STATED TASK
Copy each line below that includes "this".

PROVIDED DATA

________________________

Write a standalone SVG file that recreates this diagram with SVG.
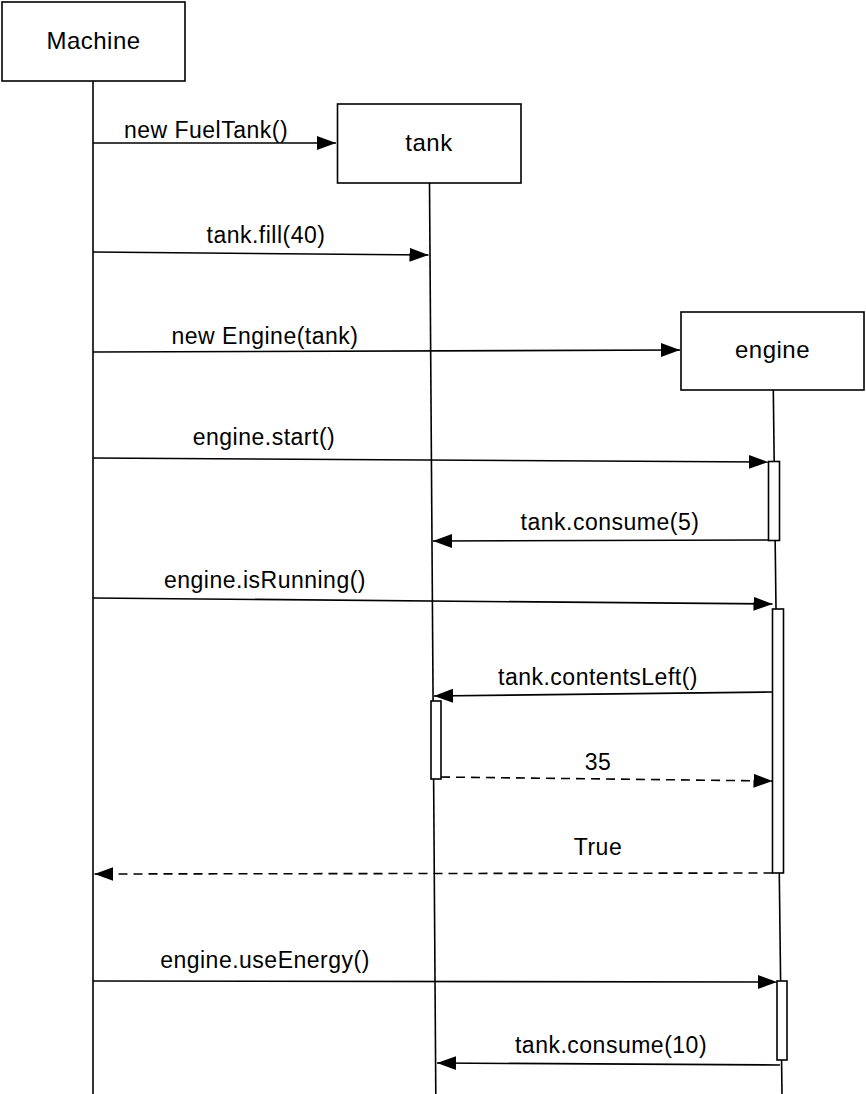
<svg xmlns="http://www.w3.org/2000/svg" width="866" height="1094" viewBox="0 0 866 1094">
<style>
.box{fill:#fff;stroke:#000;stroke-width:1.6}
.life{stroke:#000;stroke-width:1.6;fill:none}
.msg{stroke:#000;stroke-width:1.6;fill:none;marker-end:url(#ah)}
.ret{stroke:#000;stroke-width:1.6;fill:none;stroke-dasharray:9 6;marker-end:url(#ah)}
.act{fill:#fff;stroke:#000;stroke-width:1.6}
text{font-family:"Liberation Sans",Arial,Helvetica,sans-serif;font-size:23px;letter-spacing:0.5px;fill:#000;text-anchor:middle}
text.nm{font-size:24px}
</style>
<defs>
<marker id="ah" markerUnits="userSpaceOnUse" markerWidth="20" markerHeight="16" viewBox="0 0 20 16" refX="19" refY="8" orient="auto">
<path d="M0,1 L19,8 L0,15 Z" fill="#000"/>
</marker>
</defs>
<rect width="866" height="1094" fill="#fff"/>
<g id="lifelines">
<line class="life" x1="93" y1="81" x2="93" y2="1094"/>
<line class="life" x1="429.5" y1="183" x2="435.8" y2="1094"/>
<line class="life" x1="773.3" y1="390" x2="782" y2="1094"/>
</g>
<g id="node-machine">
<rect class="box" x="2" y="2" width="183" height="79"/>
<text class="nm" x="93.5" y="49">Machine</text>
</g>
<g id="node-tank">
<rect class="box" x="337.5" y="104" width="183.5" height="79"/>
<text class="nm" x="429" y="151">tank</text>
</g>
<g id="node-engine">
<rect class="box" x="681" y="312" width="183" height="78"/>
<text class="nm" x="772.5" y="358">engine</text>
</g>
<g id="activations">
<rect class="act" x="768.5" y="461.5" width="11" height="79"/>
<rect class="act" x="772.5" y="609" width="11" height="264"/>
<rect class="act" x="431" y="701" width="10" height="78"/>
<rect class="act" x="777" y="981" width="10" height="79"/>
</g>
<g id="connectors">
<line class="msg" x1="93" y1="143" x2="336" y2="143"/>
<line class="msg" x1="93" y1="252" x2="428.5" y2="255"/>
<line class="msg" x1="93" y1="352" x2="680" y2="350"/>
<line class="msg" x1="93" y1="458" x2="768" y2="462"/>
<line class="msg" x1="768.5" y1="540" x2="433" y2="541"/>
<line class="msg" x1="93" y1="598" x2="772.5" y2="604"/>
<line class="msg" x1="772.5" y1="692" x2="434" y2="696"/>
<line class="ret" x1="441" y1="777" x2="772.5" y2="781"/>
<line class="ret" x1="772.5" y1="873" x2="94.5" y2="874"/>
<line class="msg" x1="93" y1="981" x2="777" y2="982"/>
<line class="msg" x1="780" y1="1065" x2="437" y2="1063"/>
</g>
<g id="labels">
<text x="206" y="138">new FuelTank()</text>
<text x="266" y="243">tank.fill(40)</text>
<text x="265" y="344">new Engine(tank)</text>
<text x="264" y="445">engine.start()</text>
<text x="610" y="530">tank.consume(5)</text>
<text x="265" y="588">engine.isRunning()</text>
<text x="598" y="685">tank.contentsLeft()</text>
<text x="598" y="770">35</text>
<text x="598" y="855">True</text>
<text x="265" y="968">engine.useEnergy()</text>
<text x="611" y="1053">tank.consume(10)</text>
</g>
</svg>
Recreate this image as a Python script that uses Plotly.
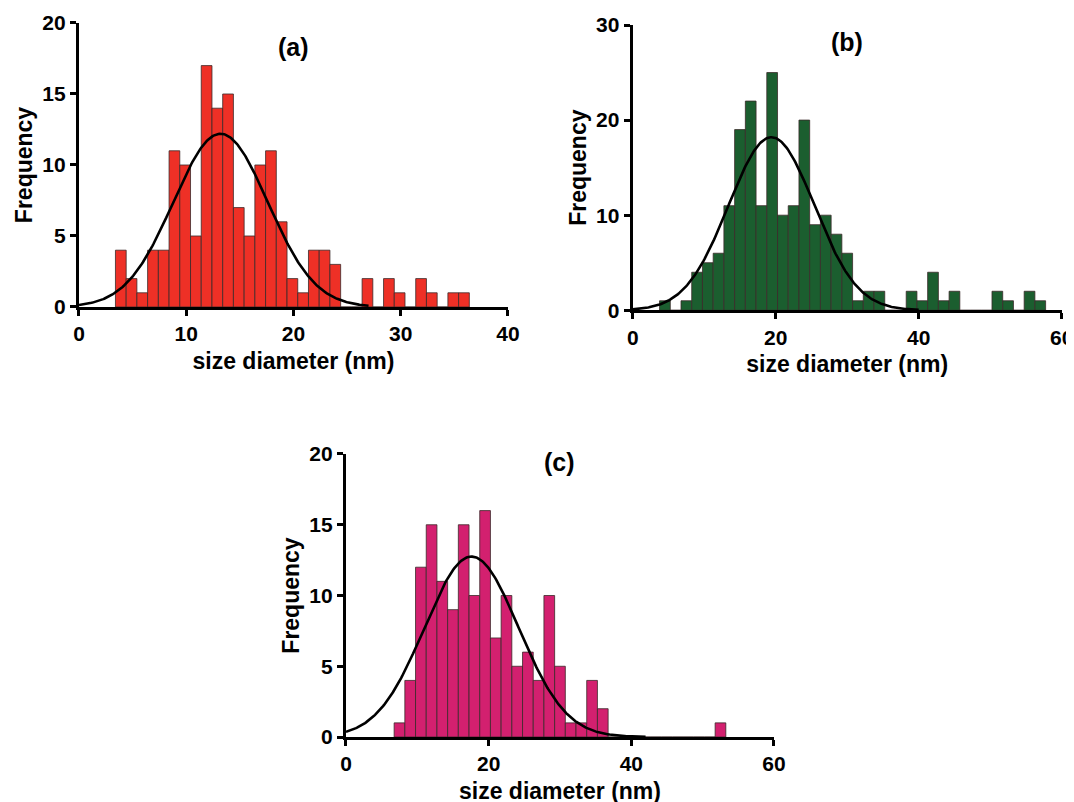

________________________

WRITTEN ANSWER
Write a standalone SVG file that recreates this diagram with SVG.
Recreate this image as a Python script that uses Plotly.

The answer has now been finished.